+++ Data provided +++
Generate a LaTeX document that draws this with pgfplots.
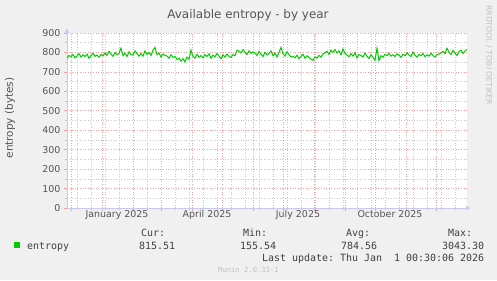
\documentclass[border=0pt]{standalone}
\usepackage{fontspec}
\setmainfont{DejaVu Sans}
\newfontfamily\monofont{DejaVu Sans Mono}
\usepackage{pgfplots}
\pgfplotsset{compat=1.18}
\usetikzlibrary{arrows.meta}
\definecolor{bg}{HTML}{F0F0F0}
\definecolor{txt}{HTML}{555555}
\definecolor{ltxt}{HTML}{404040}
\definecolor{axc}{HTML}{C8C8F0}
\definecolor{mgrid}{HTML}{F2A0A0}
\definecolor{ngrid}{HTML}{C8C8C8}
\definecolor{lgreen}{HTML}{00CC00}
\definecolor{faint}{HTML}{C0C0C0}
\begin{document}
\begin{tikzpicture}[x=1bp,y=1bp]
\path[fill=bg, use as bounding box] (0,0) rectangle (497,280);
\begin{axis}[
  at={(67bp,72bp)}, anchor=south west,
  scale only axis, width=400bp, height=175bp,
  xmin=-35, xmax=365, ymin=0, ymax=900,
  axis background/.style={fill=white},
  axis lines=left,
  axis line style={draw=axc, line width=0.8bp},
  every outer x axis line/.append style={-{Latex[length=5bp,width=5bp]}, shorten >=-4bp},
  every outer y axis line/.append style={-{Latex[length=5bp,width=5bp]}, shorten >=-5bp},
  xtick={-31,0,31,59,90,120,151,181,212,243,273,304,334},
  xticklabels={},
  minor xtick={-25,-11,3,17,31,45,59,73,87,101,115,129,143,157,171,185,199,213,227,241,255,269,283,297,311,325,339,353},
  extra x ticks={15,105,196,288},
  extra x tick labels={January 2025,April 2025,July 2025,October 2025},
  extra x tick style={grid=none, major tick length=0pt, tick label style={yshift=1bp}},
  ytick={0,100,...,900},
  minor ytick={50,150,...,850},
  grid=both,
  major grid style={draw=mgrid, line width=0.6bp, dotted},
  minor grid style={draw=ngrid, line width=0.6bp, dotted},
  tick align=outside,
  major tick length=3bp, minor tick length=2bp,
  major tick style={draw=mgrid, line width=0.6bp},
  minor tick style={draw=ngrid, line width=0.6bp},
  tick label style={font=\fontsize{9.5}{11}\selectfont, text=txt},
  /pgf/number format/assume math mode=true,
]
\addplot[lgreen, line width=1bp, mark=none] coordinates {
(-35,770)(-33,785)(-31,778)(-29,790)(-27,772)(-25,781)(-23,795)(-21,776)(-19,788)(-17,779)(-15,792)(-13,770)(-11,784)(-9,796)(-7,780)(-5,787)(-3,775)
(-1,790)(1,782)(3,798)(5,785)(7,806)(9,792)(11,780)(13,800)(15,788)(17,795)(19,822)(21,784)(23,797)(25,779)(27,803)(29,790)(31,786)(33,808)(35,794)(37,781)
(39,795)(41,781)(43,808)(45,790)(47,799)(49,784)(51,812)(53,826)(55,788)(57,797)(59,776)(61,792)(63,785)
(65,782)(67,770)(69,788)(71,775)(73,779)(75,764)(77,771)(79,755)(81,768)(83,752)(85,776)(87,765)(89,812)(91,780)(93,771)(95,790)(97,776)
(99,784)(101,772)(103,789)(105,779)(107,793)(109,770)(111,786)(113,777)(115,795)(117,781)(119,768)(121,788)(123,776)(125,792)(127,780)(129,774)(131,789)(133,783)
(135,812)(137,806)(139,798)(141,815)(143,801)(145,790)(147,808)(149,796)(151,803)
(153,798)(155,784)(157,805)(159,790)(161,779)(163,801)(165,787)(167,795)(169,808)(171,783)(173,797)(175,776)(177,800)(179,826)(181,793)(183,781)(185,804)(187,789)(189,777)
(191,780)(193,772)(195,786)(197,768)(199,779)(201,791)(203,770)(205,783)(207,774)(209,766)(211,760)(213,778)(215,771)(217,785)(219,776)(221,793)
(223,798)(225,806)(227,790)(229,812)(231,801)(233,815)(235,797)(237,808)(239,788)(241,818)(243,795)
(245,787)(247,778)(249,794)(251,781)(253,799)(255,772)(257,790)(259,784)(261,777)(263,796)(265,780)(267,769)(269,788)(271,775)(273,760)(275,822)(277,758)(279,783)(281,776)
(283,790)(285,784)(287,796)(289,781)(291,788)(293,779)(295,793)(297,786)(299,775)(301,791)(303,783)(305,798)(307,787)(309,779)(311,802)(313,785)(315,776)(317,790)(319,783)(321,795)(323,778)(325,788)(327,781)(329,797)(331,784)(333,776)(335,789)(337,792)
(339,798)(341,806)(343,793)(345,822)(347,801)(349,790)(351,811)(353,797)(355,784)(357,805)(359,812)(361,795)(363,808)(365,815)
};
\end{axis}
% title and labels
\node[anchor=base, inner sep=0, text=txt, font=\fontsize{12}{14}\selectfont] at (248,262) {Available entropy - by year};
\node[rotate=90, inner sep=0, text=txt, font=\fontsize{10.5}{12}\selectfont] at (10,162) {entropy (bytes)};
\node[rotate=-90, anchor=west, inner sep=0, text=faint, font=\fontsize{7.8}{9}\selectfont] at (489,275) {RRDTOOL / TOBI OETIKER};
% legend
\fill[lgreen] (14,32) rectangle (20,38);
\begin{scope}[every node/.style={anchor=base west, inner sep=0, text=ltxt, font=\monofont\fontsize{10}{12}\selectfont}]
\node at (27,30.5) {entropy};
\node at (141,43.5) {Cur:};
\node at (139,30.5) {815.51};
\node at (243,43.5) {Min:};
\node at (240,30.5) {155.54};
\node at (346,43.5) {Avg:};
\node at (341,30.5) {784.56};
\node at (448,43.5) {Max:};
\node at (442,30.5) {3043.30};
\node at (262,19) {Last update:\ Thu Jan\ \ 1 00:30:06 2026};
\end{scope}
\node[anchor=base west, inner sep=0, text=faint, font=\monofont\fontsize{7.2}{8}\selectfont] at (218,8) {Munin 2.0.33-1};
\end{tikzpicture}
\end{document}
+++
◆ **Exercise**
Reproduce the material word for word, minus the images.

◆ **Result**
Generate a LaTeX document that draws this with pgfplots.
\documentclass[border=0pt]{standalone}
\usepackage{fontspec}
\setmainfont{DejaVu Sans}
\newfontfamily\monofont{DejaVu Sans Mono}
\usepackage{pgfplots}
\pgfplotsset{compat=1.18}
\usetikzlibrary{arrows.meta}
\definecolor{bg}{HTML}{F0F0F0}
\definecolor{txt}{HTML}{555555}
\definecolor{ltxt}{HTML}{404040}
\definecolor{axc}{HTML}{C8C8F0}
\definecolor{mgrid}{HTML}{F2A0A0}
\definecolor{ngrid}{HTML}{C8C8C8}
\definecolor{lgreen}{HTML}{00CC00}
\definecolor{faint}{HTML}{C0C0C0}
\begin{document}
\begin{tikzpicture}[x=1bp,y=1bp]
\path[fill=bg, use as bounding box] (0,0) rectangle (497,280);
\begin{axis}[
  at={(67bp,72bp)}, anchor=south west,
  scale only axis, width=400bp, height=175bp,
  xmin=-35, xmax=365, ymin=0, ymax=900,
  axis background/.style={fill=white},
  axis lines=left,
  axis line style={draw=axc, line width=0.8bp},
  every outer x axis line/.append style={-{Latex[length=5bp,width=5bp]}, shorten >=-4bp},
  every outer y axis line/.append style={-{Latex[length=5bp,width=5bp]}, shorten >=-5bp},
  xtick={-31,0,31,59,90,120,151,181,212,243,273,304,334},
  xticklabels={},
  minor xtick={-25,-11,3,17,31,45,59,73,87,101,115,129,143,157,171,185,199,213,227,241,255,269,283,297,311,325,339,353},
  extra x ticks={15,105,196,288},
  extra x tick labels={January 2025,April 2025,July 2025,October 2025},
  extra x tick style={grid=none, major tick length=0pt, tick label style={yshift=1bp}},
  ytick={0,100,...,900},
  minor ytick={50,150,...,850},
  grid=both,
  major grid style={draw=mgrid, line width=0.6bp, dotted},
  minor grid style={draw=ngrid, line width=0.6bp, dotted},
  tick align=outside,
  major tick length=3bp, minor tick length=2bp,
  major tick style={draw=mgrid, line width=0.6bp},
  minor tick style={draw=ngrid, line width=0.6bp},
  tick label style={font=\fontsize{9.5}{11}\selectfont, text=txt},
  /pgf/number format/assume math mode=true,
]
\addplot[lgreen, line width=1bp, mark=none] coordinates {
(-35,770)(-33,785)(-31,778)(-29,790)(-27,772)(-25,781)(-23,795)(-21,776)(-19,788)(-17,779)(-15,792)(-13,770)(-11,784)(-9,796)(-7,780)(-5,787)(-3,775)
(-1,790)(1,782)(3,798)(5,785)(7,806)(9,792)(11,780)(13,800)(15,788)(17,795)(19,822)(21,784)(23,797)(25,779)(27,803)(29,790)(31,786)(33,808)(35,794)(37,781)
(39,795)(41,781)(43,808)(45,790)(47,799)(49,784)(51,812)(53,826)(55,788)(57,797)(59,776)(61,792)(63,785)
(65,782)(67,770)(69,788)(71,775)(73,779)(75,764)(77,771)(79,755)(81,768)(83,752)(85,776)(87,765)(89,812)(91,780)(93,771)(95,790)(97,776)
(99,784)(101,772)(103,789)(105,779)(107,793)(109,770)(111,786)(113,777)(115,795)(117,781)(119,768)(121,788)(123,776)(125,792)(127,780)(129,774)(131,789)(133,783)
(135,812)(137,806)(139,798)(141,815)(143,801)(145,790)(147,808)(149,796)(151,803)
(153,798)(155,784)(157,805)(159,790)(161,779)(163,801)(165,787)(167,795)(169,808)(171,783)(173,797)(175,776)(177,800)(179,826)(181,793)(183,781)(185,804)(187,789)(189,777)
(191,780)(193,772)(195,786)(197,768)(199,779)(201,791)(203,770)(205,783)(207,774)(209,766)(211,760)(213,778)(215,771)(217,785)(219,776)(221,793)
(223,798)(225,806)(227,790)(229,812)(231,801)(233,815)(235,797)(237,808)(239,788)(241,818)(243,795)
(245,787)(247,778)(249,794)(251,781)(253,799)(255,772)(257,790)(259,784)(261,777)(263,796)(265,780)(267,769)(269,788)(271,775)(273,760)(275,822)(277,758)(279,783)(281,776)
(283,790)(285,784)(287,796)(289,781)(291,788)(293,779)(295,793)(297,786)(299,775)(301,791)(303,783)(305,798)(307,787)(309,779)(311,802)(313,785)(315,776)(317,790)(319,783)(321,795)(323,778)(325,788)(327,781)(329,797)(331,784)(333,776)(335,789)(337,792)
(339,798)(341,806)(343,793)(345,822)(347,801)(349,790)(351,811)(353,797)(355,784)(357,805)(359,812)(361,795)(363,808)(365,815)
};
\end{axis}
% title and labels
\node[anchor=base, inner sep=0, text=txt, font=\fontsize{12}{14}\selectfont] at (248,262) {Available entropy - by year};
\node[rotate=90, inner sep=0, text=txt, font=\fontsize{10.5}{12}\selectfont] at (10,162) {entropy (bytes)};
\node[rotate=-90, anchor=west, inner sep=0, text=faint, font=\fontsize{7.8}{9}\selectfont] at (489,275) {RRDTOOL / TOBI OETIKER};
% legend
\fill[lgreen] (14,32) rectangle (20,38);
\begin{scope}[every node/.style={anchor=base west, inner sep=0, text=ltxt, font=\monofont\fontsize{10}{12}\selectfont}]
\node at (27,30.5) {entropy};
\node at (141,43.5) {Cur:};
\node at (139,30.5) {815.51};
\node at (243,43.5) {Min:};
\node at (240,30.5) {155.54};
\node at (346,43.5) {Avg:};
\node at (341,30.5) {784.56};
\node at (448,43.5) {Max:};
\node at (442,30.5) {3043.30};
\node at (262,19) {Last update:\ Thu Jan\ \ 1 00:30:06 2026};
\end{scope}
\node[anchor=base west, inner sep=0, text=faint, font=\monofont\fontsize{7.2}{8}\selectfont] at (218,8) {Munin 2.0.33-1};
\end{tikzpicture}
\end{document}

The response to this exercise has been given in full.